1. Tortoise terminals 1 and 8 are the feed to the motor from 
a DPDT toggle switch on your panel.
2. Tortoise terminals 2 and 3 go to the Red and Green 
signals you will use. Terminal 4 is the Positive DC that
the 2 and 4 control. Your DC negative will go direct to
the panel/track side signals.
3. Tortoise terminals 6 and 7 are a second set of switched
current. They also could be used for panel or track side lights.
4. You use a DPDT toggle switch on the panel to throw the
points which then control the signal lights. 

If you use LEDs you would need a 460 ohm or better resistor
on to terminal 4 to drop the DC voltage. 

I could not follow your text, but I think you may be using a
different way of controlling your signals using the
polariized current to the motor. It would work but
it is not as desirable as the above. 

Don


----------



## Conductorkev (Nov 5, 2021)

DonR said:


> You do NOT connect the Tortoise turnout motors to
> your DCC controller. You must have a separate DC
> power supply of around 12 or so volts. This will also
> be the power for your panel and track side signals
> ...


The way I listed above would (I believe) allow me either to throw the switch with my wireless controller or by the switch.
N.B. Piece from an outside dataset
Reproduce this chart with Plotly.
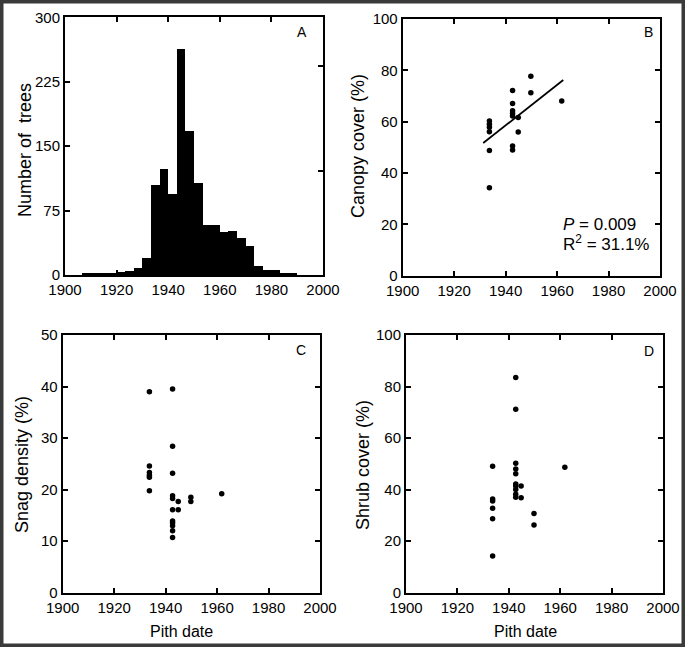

The tortoise would be powered by a seperate supply and the only reason it connects to the bus is for informational purposes


----------



## traction fan (Oct 5, 2014)

Conductorkev said:


> The way I listed above would (I believe) allow me either to throw the switch with my wireless controller or by the switch. The tortoise would be powered by a seperate supply and the only reason it connects to the bus is for informational purposes


A Tortoise would still not connect directly to the bus "for informational purposes" ( I'm assuming you mean the digital signals carried on the bus wires.)
The Tortoise, and most other switch machines, require a stationary DCC decoder between the Tortoise's Plain DC input, and the digital signals from the DCC system, carried by the bus wires. Do you have a stationary decoder? If you are using the Snail switch machine, rather than the Tortoise, that's different. The Snail has its own built-in DCC decoder.

Traction Fan


----------



## flyboy2610 (Jan 20, 2010)

My answer assumes you are using a DPDT switch to operate the Tortoise.
Take your red and green LED's, solder the anode of one LED to the cathode of the other, and the cathode of one to the anode of the other. Now solder this in line with one of the wires going out from the DPDT switch to the Tortoise. It doesn't matter if it's the wire going to terminal #1 or terminal #8. You may want to temporarily connect the LED assembly with jumper wires until you know that it will light the way you want with the Tortoise in a particular position. The DPDT switch will reverse the polarity of the wires going to the Tortoise so no matter which way the switch is thrown only one of the LED's will be lit at a time. And you do not need to add additional resistors as the Tortoise motor will function as a resistor.
Basically, as long as the LED assembly is wired in line with one of the power wires leading to the Tortoise motor AFTER THE SWITCH, it will function and light one or the other LED. If the wrong LED lights, just turn the LED assembly around and the other one will light. This is exactly how I power the panel LED's on my layout.


----------



## Conductorkev (Nov 5, 2021)

traction fan said:


> A Tortoise would still not connect directly to the bus "for informational purposes" ( I'm assuming you mean the digital signals carried on the bus wires.)
> The Tortoise, and most other switch machines, require a stationary DCC decoder between the Tortoise's Plain DC input, and the digital signals from the DCC system, carried by the bus wires. Do you have a stationary decoder? If you are using the Snail switch machine, rather than the Tortoise, that's different. The Snail has its own built-in DCC decoder.
> 
> Traction Fan



That's the switch 8. 









NCE Switch8-MK2 Switch Machine Decoder


Check out the deal on NCE Switch8-MK2 Switch Machine Decoder at Train Sets Only




www.trainsetsonly.com





I'm going to use a power plug to it and it also connects to the bus. Up to 8 tortoises can connect to it. I have used it before. I haven't put optional push buttons tho which Is the reason I am asking here just in case I am wrong.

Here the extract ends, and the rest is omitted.